Saturday, October 23, 2010

Quantitative Easing, and What it Means for Wage-earners

The Fed recently announced a change in monetary policy. Citing the danger of deflation which high unemployment ( about ten percent ) and low inflation ( about one percent ) can create, Chair Paul Bernanke said he would pursue a course of "quantitative easing."

What it is that the Chair wishes to remedy is the illiquidity caused by the "credit crunch." Currently, there is a shortage of money in the economy which has caused the recession and is preventing a recovery. Hoarding enormous sums and identifying the effect of their monetary contraction policy as its cause, the big banks claim that the economy is so bad that it is too risky to make loans. They wont budge.

"Quantitative easing" is bankspeak for debasing the currency. Typically when the Fed wants to increase the amount of money in circulation it lowers interest rates. Since low rates make borrowing affordable, more loans requests are made and money flies out of the banks and into the economy. This is not a possibility now as interest rates have been near zero for several years. With low rates not furnishing the desired surge of funds, the Fed plans to create new money and spend it directly into the economy. It will do this by purchasing bonds.
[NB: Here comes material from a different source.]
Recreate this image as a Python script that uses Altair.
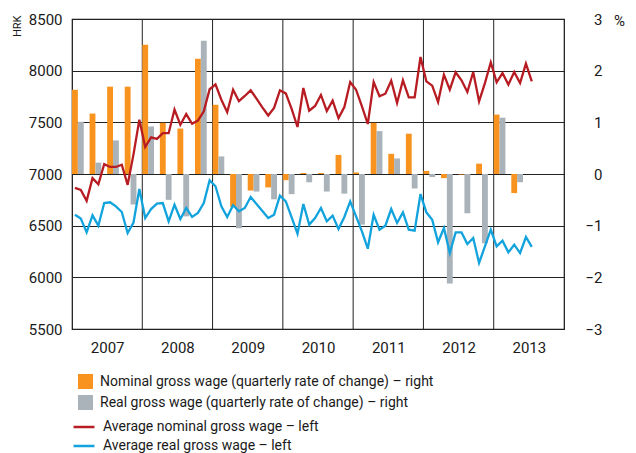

This extra money in circulation will, Bernanke hopes, cause inflation to rise to two percent. [1] Deflation, the drop in prices which occurs when consumers have little money to spend, will thus be averted.
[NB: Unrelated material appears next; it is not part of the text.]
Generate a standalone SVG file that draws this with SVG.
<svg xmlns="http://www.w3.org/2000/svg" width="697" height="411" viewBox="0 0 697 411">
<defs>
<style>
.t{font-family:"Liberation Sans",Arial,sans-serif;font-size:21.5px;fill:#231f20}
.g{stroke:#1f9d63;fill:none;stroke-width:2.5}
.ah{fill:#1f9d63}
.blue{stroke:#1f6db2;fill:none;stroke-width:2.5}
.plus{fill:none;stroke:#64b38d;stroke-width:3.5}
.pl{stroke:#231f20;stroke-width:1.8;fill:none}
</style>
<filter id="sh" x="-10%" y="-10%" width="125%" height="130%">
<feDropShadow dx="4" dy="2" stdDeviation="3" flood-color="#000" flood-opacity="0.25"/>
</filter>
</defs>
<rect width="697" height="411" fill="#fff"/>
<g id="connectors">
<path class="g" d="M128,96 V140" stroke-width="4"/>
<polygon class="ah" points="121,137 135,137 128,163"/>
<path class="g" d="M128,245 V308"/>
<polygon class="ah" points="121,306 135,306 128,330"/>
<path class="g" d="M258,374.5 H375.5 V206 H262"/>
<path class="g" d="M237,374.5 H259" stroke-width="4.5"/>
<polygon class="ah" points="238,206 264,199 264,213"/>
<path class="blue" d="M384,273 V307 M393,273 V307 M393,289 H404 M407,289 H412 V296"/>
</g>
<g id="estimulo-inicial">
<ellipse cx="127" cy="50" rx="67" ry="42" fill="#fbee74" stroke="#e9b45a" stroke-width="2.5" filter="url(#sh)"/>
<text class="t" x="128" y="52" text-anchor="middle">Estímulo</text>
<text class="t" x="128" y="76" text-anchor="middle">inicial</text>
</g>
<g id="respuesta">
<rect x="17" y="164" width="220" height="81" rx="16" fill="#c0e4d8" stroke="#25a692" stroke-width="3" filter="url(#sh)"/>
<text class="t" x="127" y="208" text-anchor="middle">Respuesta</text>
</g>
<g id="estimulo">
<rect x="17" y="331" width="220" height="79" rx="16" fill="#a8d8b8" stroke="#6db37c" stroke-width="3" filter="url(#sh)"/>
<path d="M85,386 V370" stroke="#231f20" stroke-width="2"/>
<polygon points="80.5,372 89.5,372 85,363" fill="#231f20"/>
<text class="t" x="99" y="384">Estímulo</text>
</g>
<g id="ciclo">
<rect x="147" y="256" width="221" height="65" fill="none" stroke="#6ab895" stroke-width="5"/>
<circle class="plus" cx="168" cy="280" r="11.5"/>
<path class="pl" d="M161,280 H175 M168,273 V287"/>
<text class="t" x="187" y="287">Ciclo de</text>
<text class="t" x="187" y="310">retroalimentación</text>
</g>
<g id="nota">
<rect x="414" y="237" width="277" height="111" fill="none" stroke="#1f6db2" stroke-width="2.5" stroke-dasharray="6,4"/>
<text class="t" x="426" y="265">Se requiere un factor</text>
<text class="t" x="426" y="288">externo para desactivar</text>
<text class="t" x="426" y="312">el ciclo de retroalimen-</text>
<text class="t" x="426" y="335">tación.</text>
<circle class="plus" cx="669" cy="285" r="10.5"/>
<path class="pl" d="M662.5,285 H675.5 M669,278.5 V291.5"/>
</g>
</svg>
Good news, eh? The Fed comes a-charging to our rescue? Not quite. The first thing one needs to understand is that the Fed's stated motive for its new policy is rubbish. It's the same old anodyne propaganda we always get from the bankers who own our economy. It's designed to pacify, to make us believe that this redirection of policy is undertaken for our benefit. It isn't. Bernanke does not work for us, he works for the private interests which own the Fed. He doesn't care about us. If he did, he wouldn't hold the position he does. His job is to maintain and, if possible, increase his patrons' wealth and power. When policy changes, it is in response to their concerns, not ours.
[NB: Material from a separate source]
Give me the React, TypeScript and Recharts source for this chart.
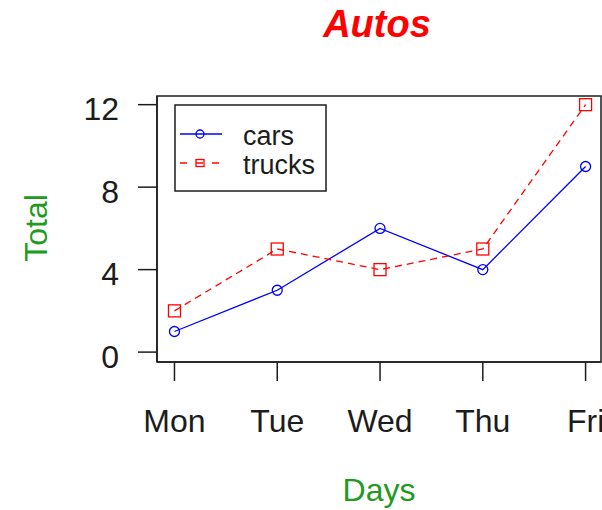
import { LineChart, Line, XAxis, YAxis, Label, ReferenceArea } from 'recharts';

const days = ['Mon', 'Tue', 'Wed', 'Thu', 'Fri'];
const cars = [1, 3, 6, 4, 9];
const trucks = [2, 5, 4, 5, 12];
const yTicks = [0, 4, 8, 12];
const xTicks = [1, 2, 3, 4, 5];

const data = days.map((day, i) => ({ x: i + 1, day, cars: cars[i], trucks: trucks[i] }));

const FONT = '"Liberation Sans", Arial, sans-serif';
const INK = '#1c1c1c';
const GREEN = '#229a22';
const xDomain: [number, number] = [0.83, 5.15];
const yDomain: [number, number] = [-0.48, 12.42];

const series = [
  { key: 'cars', color: '#0000ff', dash: undefined as string | undefined, marker: 'circle' },
  { key: 'trucks', color: '#ff0000', dash: '7 5', marker: 'square' },
];

const XTick = ({ x, y, payload }: any) => (
  <text x={x} y={y + 51} textAnchor="middle" fontSize={32} fontFamily={FONT} fill={INK}>
    {days[payload.value - 1]}
  </text>
);

const YTick = ({ x, y, payload }: any) => (
  <text x={x} y={y + 15.5} textAnchor="end" fontSize={32} fontFamily={FONT} fill={INK}>
    {payload.value}
  </text>
);

const CircleDot = ({ cx, cy, index }: any) => (
  <circle key={`c-${index}`} cx={cx} cy={cy} r={5} fill="none" stroke="#0000ff" strokeWidth={1.3} />
);

const SquareDot = ({ cx, cy, index }: any) => (
  <rect key={`s-${index}`} x={cx - 6} y={cy - 6} width={12} height={12} fill="none" stroke="#ff0000" strokeWidth={1.3} />
);

function ChartLegend() {
  return (
    <svg width={153} height={88} style={{ position: 'absolute', left: 174, top: 104 }}>
      <rect x={1} y={1} width={151} height={86} fill="#fff" stroke={INK} strokeWidth={1.5} />
      {series.map((s, i) => {
        const ly = 30 + i * 29;
        return (
          <g key={s.key}>
            <line x1={6} x2={48} y1={ly} y2={ly} stroke={s.color} strokeWidth={1.3} strokeDasharray={s.dash ? '7 9' : undefined} />
            {s.marker === 'circle' ? (
              <circle cx={26} cy={ly} r={4} fill="none" stroke={s.color} strokeWidth={1.3} />
            ) : (
              <rect x={22} y={ly - 3.5} width={8} height={7} fill="none" stroke={s.color} strokeWidth={1.3} />
            )}
            <text x={69} y={ly + 11} fontSize={27} fontFamily={FONT} fill={INK}>
              {s.key}
            </text>
          </g>
        );
      })}
    </svg>
  );
}

export default function App() {
  const axisStroke = { stroke: INK, strokeWidth: 1.5 };
  return (
    <div style={{ position: 'absolute', left: 0, top: 0, width: 602, height: 510, background: '#fff' }}>
      <LineChart width={602} height={510} data={data} margin={{ top: 96, right: 1, bottom: 0, left: 0 }}>
        <XAxis
          dataKey="x"
          type="number"
          domain={xDomain}
          ticks={xTicks}
          allowDataOverflow
          height={148}
          tickSize={19}
          tickMargin={0}
          tick={<XTick />}
          axisLine={axisStroke}
          tickLine={axisStroke}
        >
          <Label
            content={({ viewBox }: any) => (
              <text x={viewBox.x + viewBox.width / 2} y={501} textAnchor="middle" fontSize={32} fontFamily={FONT} fill={GREEN}>
                Days
              </text>
            )}
          />
        </XAxis>
        <YAxis
          type="number"
          domain={yDomain}
          ticks={yTicks}
          allowDataOverflow
          width={157}
          tickSize={19}
          tickMargin={19}
          tick={<YTick />}
          axisLine={axisStroke}
          tickLine={axisStroke}
        >
          <Label
            content={({ viewBox }: any) => {
              const cy = viewBox.y + viewBox.height / 2 - 1;
              return (
                <text
                  x={47}
                  y={cy}
                  transform={`rotate(-90 47 ${cy})`}
                  textAnchor="middle"
                  fontSize={32}
                  fontFamily={FONT}
                  fill={GREEN}
                >
                  Total
                </text>
              );
            }}
          />
        </YAxis>
        {/* plot box */}
        <ReferenceArea
          x1={xDomain[0]}
          x2={xDomain[1]}
          y1={yDomain[0]}
          y2={yDomain[1]}
          fill="none"
          fillOpacity={0}
          stroke={INK}
          strokeWidth={1.5}
          ifOverflow="visible"
        />
        <Line
          dataKey="cars"
          stroke="#0000ff"
          strokeWidth={1.3}
          dot={<CircleDot />}
          activeDot={false}
          isAnimationActive={false}
        />
        <Line
          dataKey="trucks"
          stroke="#ff0000"
          strokeWidth={1.3}
          strokeDasharray="7 5"
          dot={<SquareDot />}
          activeDot={false}
          isAnimationActive={false}
        />
      </LineChart>
      <svg width={602} height={60} style={{ position: 'absolute', left: 0, top: 0, pointerEvents: 'none' }}>
        <text x={377} y={37} textAnchor="middle" fontSize={38} fontWeight="bold" fontStyle="italic" fontFamily={FONT} fill="#ff0000">
          Autos
        </text>
      </svg>
      <ChartLegend />
    </div>
  );
}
Deflation is a threat to corporate profits, this is one of the reasons for the "easing." At least some of the bonds the Fed will buy will be issued by banks, no doubt the same banking houses which also own the Fed. More money for them. A rise in inflation devalues the currency, this will make it easier for U.S. exporters, currently losing the globalization war, to sell their goods in the international marketplace as the value of the currency of prospective buyers will rise as the dollar descends. The real target of this devaluation is China. It pegs its currency at a fraction to ours, meaning that it maintains its money at a fixed ratio to ours. When ours goes up, they raise theirs proportionally so that the ratio is preserved. They devalue proportionally when the dollar falls. This keeps Chinese exports cheaper than ours and they've been winning the international trade competition as a result. This has cut into the profits of the banking houses ( and their other business interests ) and is, I believe, the principal motive for the new quantitative easing policy. The Chinese central bank will reduce its currency in response, but the less the overall value of each is, the less the difference matters. And there is a limit to how far they can devalue their currency before it causes civil unrest, already a combustible problem in China. It is no accident that China will be the nation most adversely affected by Bernanke's new policy.

You will be adversely affected as well. With the U.S. and China weakening their respective currencies in order to garner a larger share of the globalization booty for their wealthiest corporate tycoons, the buying power of your paycheck will decline. Bernanke has made everybody who earns American dollars a little bit poorer. This will not matter to you if you own a bank or other business which will benefit from a weaker dollar. But if you work in a bank or for any other public or private employer, and you do not receive a yearly cost-of-living allowance ( COLA ), you just got a pay cut.

And if you think that two percent inflation is not enough to worry about, then please scroll down the blog and read "change We Can Believe in."

Two percent inflation is just the beginning. It's going to get worse, much worse. Once the banks begin to release the sequestered trillions of tax-payer TARP money from their vaults, we will encounter a glut of money entering the marketplace the likes of which we have never experienced before. In those countries where the banks have begun to lend, inflation is running about five percent. It will happen here too, it's not a question of whether but when. Five percent inflation will bankrupt most wage-earners in a matter of a few years.

If you do not have a COLA, get one. Insist! If you do have one, you must to retain it.